The move would block state financial institutions from implementing firearms and ammunition sales tracking codes, with officials arguing that doing so amounts to an unconstitutional infringement on the Second Amendment.
The three state officials, all of who are, unsurprisingly, Republicans, touted the "Florida Arms and Ammo Act," a first-in-the-country policy proposal to ban the tracking of sales of guns and ammo through merchant category codes.
The proposal was introduced by Florida Commissioner of Agriculture Wilton Simpson, along with state Sen. Danny Burgess and state Rep. John Snyder, who argued that the codes would create something of a gun and ammunition registry for Florida residents, The Epoch Times reported this week.
“We are all blessed to live in the free state of Florida where our Second Amendment rights are valued and protected, but Democrats in Washington continue to try to chip away at these rights—and we must stay vigilant,” Simpson, a former state Senate president who was sworn in recently as the state's agriculture commissioner, noted in a statement.
The outlet reported further:
Gun-control advocates and Democrat lawmakers pushed for the International Organization for Standardization (ISO) to recently adopt new merchant category codes that can be used to identify retail sales of firearms and ammunition when made by credit card.
A coalition of national gun-control groups, including Guns Down America, Giffords, Brady, and New Yorkers Against Gun Violence, issued a joint statement applauding the new tracking codes when the ISO approved their creation in September 2022.
The groups said that the decision “paves the way for credit card companies to help law enforcement preempt mass shootings and firearm trafficking by identifying suspicious patterns of firearms and ammunition purchases” via the merchant codes for some 9,000 federally licensed firearms dealers in the United States.
At the same time, major credit card companies have agreed to implement the codes, with liberty-stealing authoritarian Democrats in Congress praising the decision in a letter to American Express, Mastercard, and Visa.
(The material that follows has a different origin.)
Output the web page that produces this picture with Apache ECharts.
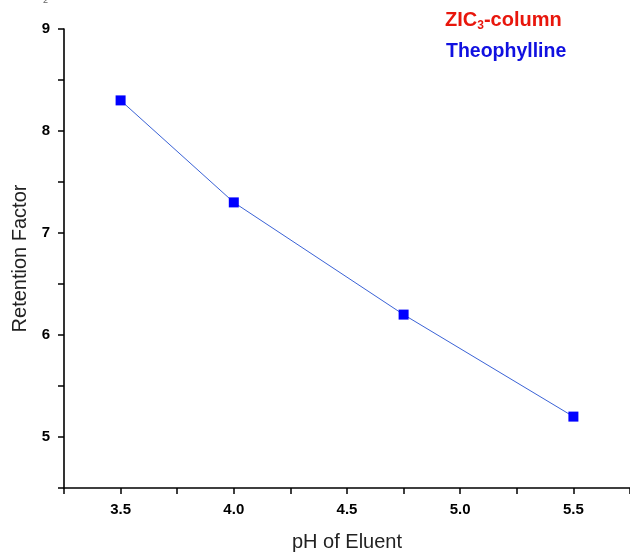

“This sensible decision also reflects a commitment to prevent gun violence and the unnecessary loss of life,” reads the Oct. 20, 2022, letter, signed by 118 Dems in total, without a single Republican member signing on.
In addition to Florida, 23 other state attorneys general have contacted the credit card companies and have asked them not to track gun and ammo purchases.
“First, efforts to track and monitor sales at gun stores would only result in vague and misleading information. This categorization would not recognize the difference, for example, between the purchase of a gun safe and a firearm,” they noted in a letter to the companies in September.
The codes also would not accurately capture gun sales at some department stores, which would result in “arbitrarily disparate treatment” targeting sellers and buyers at gun stores.
“More importantly, purposefully tracking this information can only result in its misuse, either unintentional or deliberate,” the attorneys general wrote.
The state AGs went on to note that tracking such information “only matters if your institutions are considering using that information to take further, harmful action—like infringing upon consumer privacy, inhibiting constitutionally protected purchases by selectively restricting the use of your payment systems, or otherwise withholding your financial services from targeted ‘disfavored’ merchants.”
“The Second Amendment is a fundamental right, but it’s also a fundamental American value. Our financial institutions should stop lending their market power to those who wish to attack that value,” they wrote, adding they are prepared to go to court, if need be, “to protect our citizens and consumers from unlawful attempts to undermine their constitutional rights.”